* EXERCISE PROMPT *
Without the pictures, return exactly the lines from the one with "Write the Plotly code for this chart." through the one with "import plotly.graph_objects as go". Both end lines belong in the copy.
** Start AVAILABLE DATA **
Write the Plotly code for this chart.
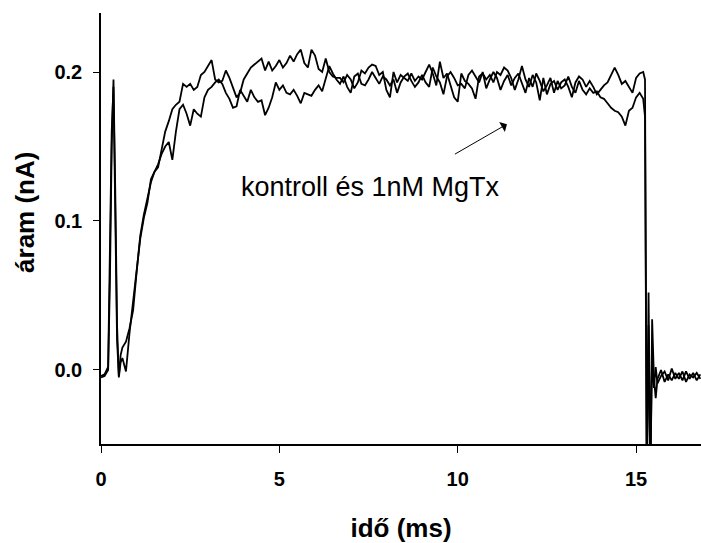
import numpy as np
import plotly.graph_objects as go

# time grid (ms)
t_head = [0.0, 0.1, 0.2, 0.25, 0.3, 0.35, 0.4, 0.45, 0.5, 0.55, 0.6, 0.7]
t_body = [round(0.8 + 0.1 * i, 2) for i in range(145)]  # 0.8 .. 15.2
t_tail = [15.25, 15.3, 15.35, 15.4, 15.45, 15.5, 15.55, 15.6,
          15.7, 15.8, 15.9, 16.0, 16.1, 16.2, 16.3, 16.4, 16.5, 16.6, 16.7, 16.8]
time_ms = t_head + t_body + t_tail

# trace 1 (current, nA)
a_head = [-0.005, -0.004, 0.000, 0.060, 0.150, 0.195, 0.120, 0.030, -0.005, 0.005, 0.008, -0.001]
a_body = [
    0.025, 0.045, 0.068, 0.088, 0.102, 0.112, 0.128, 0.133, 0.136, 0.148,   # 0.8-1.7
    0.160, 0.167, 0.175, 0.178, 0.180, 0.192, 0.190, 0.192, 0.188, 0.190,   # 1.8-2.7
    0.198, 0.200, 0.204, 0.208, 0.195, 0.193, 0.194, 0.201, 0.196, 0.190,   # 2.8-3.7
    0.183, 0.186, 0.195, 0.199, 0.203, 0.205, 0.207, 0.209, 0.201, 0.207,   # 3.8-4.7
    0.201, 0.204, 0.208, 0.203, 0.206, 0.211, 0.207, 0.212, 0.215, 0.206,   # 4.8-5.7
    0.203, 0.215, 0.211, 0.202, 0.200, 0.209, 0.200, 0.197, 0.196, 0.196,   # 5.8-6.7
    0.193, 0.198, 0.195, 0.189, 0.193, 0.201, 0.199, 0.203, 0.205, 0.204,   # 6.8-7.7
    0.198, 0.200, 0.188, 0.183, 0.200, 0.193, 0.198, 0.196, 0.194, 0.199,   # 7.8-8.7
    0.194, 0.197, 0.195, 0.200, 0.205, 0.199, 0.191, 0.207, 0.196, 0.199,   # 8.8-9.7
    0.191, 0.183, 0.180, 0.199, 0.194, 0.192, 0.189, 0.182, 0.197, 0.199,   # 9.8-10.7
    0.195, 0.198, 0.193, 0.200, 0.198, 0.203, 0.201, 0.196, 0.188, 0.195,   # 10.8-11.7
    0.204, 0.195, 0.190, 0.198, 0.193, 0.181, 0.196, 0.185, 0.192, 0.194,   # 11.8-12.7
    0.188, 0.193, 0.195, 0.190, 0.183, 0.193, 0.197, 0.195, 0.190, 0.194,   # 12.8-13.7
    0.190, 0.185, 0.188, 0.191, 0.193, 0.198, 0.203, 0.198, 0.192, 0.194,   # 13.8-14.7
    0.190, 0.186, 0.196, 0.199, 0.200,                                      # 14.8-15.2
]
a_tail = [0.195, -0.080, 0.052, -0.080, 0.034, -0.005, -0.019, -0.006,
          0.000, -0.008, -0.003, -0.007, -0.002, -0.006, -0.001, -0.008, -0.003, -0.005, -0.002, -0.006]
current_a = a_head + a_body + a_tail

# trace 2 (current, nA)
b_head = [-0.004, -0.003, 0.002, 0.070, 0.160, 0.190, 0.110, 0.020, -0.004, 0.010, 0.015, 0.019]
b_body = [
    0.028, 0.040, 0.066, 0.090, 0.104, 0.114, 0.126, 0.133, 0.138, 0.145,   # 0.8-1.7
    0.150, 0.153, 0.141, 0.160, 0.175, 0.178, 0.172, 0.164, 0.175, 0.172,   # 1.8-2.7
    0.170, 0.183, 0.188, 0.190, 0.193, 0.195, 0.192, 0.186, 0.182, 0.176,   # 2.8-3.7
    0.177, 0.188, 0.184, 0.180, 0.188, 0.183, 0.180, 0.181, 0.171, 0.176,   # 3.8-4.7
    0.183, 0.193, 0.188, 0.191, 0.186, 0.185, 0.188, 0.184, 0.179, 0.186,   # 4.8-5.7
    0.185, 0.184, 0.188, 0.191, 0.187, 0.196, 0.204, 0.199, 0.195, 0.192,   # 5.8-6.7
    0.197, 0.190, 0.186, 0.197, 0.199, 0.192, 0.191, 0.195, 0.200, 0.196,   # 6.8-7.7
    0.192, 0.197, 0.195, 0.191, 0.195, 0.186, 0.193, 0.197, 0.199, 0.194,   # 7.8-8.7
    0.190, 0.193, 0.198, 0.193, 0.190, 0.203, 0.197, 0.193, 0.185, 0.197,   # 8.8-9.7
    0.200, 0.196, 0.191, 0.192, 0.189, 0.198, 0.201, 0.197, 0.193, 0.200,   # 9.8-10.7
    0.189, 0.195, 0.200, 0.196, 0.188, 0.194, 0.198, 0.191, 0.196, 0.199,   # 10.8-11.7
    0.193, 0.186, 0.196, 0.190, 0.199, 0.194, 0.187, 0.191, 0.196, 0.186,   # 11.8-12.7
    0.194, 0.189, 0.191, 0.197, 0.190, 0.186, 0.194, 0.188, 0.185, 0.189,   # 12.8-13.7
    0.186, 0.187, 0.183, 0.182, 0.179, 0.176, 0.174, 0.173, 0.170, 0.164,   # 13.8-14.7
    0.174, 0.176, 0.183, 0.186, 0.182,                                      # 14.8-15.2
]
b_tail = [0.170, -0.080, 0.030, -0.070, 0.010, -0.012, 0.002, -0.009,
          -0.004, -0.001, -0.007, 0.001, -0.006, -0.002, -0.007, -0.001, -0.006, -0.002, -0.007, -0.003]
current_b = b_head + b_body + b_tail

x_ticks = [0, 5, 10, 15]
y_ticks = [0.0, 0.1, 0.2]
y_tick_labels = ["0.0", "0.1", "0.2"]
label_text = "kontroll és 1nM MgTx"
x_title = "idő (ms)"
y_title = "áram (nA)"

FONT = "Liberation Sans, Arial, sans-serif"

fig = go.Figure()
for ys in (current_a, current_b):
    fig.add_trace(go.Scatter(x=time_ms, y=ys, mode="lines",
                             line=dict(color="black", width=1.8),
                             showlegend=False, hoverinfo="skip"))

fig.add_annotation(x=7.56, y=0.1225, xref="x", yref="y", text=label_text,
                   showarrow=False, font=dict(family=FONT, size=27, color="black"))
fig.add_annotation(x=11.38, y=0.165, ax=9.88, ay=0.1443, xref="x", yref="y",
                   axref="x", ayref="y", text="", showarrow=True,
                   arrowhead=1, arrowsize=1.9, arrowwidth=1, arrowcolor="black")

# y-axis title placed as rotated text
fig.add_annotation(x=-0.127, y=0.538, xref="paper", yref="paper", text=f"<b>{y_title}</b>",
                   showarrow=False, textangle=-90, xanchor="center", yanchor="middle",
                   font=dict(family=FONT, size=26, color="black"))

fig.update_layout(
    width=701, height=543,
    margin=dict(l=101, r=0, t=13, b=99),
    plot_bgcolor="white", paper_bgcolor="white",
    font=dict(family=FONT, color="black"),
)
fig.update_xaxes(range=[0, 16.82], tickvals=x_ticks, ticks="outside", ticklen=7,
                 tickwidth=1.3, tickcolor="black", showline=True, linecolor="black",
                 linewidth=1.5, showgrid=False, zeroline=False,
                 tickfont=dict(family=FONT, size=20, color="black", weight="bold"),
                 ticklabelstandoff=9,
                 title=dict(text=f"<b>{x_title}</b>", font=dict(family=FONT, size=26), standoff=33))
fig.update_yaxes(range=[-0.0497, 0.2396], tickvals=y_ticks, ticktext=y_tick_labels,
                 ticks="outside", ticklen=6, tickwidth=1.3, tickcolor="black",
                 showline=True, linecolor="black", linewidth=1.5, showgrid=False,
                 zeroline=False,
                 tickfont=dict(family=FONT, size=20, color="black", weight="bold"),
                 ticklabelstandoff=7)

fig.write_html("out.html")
** End AVAILABLE DATA **
** Start AVAILABLE DATA **
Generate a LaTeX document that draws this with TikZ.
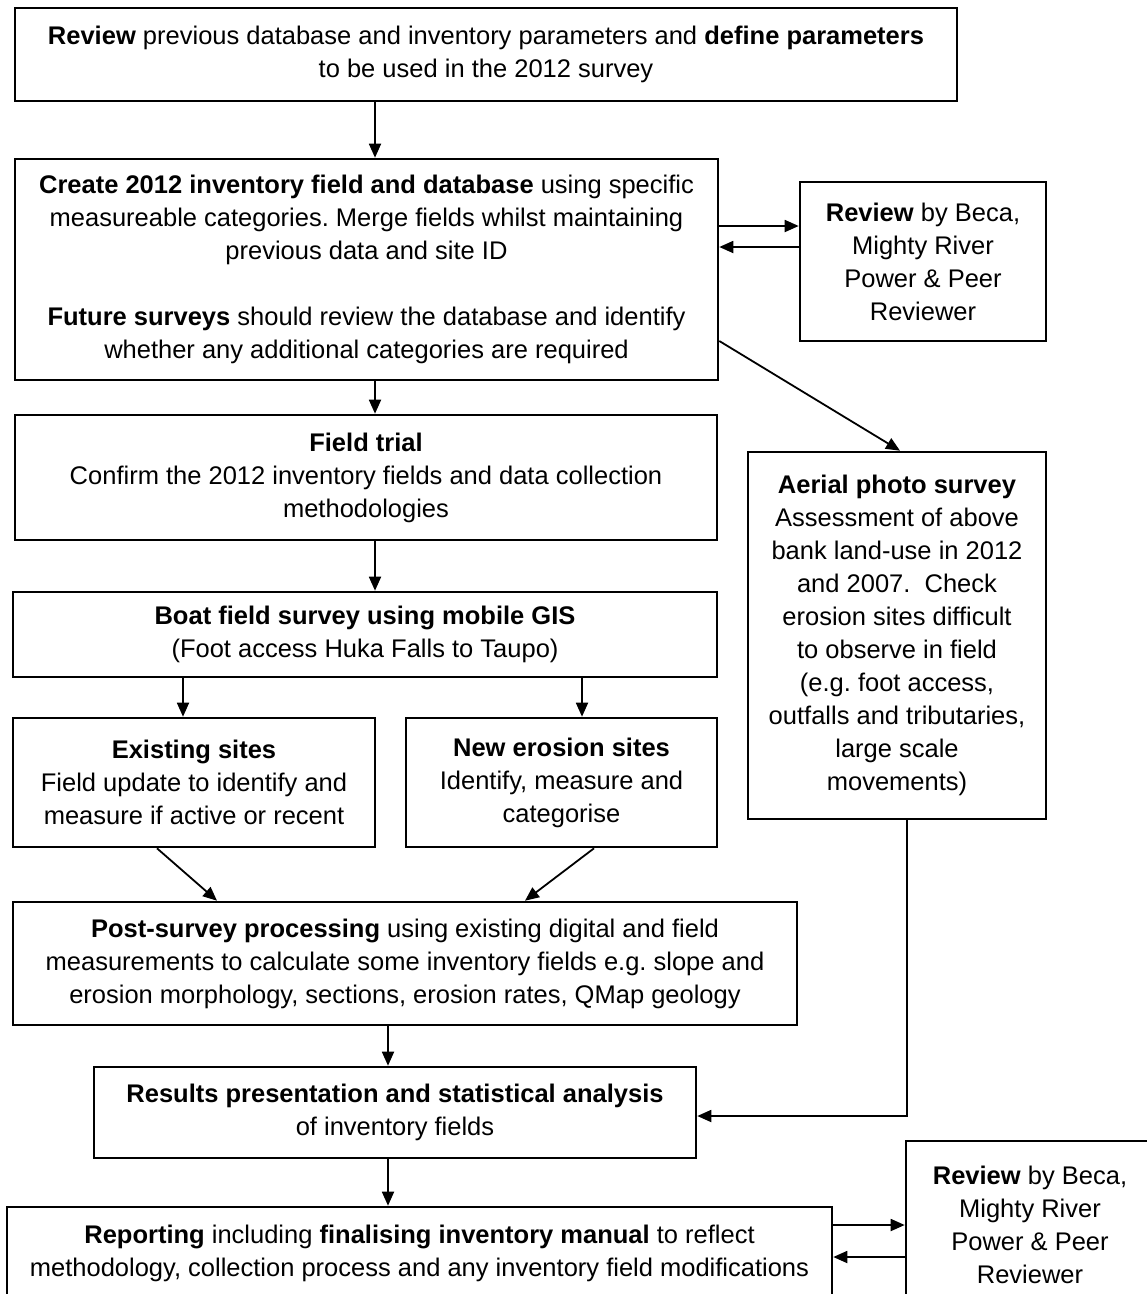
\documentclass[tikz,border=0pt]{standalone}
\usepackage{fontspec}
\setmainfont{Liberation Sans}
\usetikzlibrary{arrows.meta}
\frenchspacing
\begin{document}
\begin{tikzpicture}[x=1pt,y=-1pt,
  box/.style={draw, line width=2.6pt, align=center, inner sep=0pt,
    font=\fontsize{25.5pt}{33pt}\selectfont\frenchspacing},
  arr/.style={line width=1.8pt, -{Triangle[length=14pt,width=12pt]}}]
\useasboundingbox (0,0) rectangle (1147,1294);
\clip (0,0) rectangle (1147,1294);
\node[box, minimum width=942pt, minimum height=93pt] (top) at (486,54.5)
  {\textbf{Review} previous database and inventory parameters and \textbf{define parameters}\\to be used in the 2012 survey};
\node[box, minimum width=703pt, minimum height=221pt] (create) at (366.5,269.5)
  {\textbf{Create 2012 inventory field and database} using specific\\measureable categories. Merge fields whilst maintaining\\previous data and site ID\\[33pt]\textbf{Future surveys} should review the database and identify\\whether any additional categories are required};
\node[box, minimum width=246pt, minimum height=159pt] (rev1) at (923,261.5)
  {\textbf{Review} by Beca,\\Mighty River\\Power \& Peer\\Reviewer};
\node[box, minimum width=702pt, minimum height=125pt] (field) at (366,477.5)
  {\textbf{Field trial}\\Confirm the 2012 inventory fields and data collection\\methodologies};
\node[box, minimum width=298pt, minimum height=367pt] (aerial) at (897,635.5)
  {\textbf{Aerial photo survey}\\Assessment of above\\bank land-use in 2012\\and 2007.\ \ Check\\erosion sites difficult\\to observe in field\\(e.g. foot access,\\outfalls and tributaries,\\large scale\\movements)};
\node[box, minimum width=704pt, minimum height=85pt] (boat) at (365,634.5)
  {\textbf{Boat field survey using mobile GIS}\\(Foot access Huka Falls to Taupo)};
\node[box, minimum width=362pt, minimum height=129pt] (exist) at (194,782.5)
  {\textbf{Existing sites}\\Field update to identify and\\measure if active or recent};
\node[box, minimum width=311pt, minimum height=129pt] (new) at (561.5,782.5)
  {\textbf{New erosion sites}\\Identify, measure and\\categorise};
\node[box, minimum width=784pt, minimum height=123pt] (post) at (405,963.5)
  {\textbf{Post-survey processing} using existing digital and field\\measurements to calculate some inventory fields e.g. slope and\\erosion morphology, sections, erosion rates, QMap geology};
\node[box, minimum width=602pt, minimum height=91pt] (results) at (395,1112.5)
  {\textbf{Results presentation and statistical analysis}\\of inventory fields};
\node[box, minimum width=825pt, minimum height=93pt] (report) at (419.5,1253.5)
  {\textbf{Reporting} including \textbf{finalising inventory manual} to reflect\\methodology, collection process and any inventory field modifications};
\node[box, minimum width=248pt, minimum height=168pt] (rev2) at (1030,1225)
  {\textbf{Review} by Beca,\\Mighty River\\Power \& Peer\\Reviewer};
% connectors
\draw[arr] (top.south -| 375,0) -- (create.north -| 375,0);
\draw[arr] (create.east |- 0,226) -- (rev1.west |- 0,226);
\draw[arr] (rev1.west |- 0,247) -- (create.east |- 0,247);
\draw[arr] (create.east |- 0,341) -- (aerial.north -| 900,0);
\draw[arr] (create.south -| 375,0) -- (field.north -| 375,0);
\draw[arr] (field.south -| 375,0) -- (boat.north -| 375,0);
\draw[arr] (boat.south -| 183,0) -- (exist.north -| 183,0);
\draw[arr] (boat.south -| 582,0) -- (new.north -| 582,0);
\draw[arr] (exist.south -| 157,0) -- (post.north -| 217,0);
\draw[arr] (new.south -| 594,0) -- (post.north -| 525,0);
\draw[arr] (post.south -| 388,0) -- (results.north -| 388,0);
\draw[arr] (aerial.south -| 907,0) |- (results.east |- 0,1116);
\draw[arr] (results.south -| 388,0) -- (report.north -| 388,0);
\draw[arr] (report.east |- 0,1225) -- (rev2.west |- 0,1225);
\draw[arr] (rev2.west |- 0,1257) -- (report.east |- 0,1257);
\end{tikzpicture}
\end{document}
** End AVAILABLE DATA **
* COMPLETE RESPONSE *
Write the Plotly code for this chart.
import numpy as np
import plotly.graph_objects as go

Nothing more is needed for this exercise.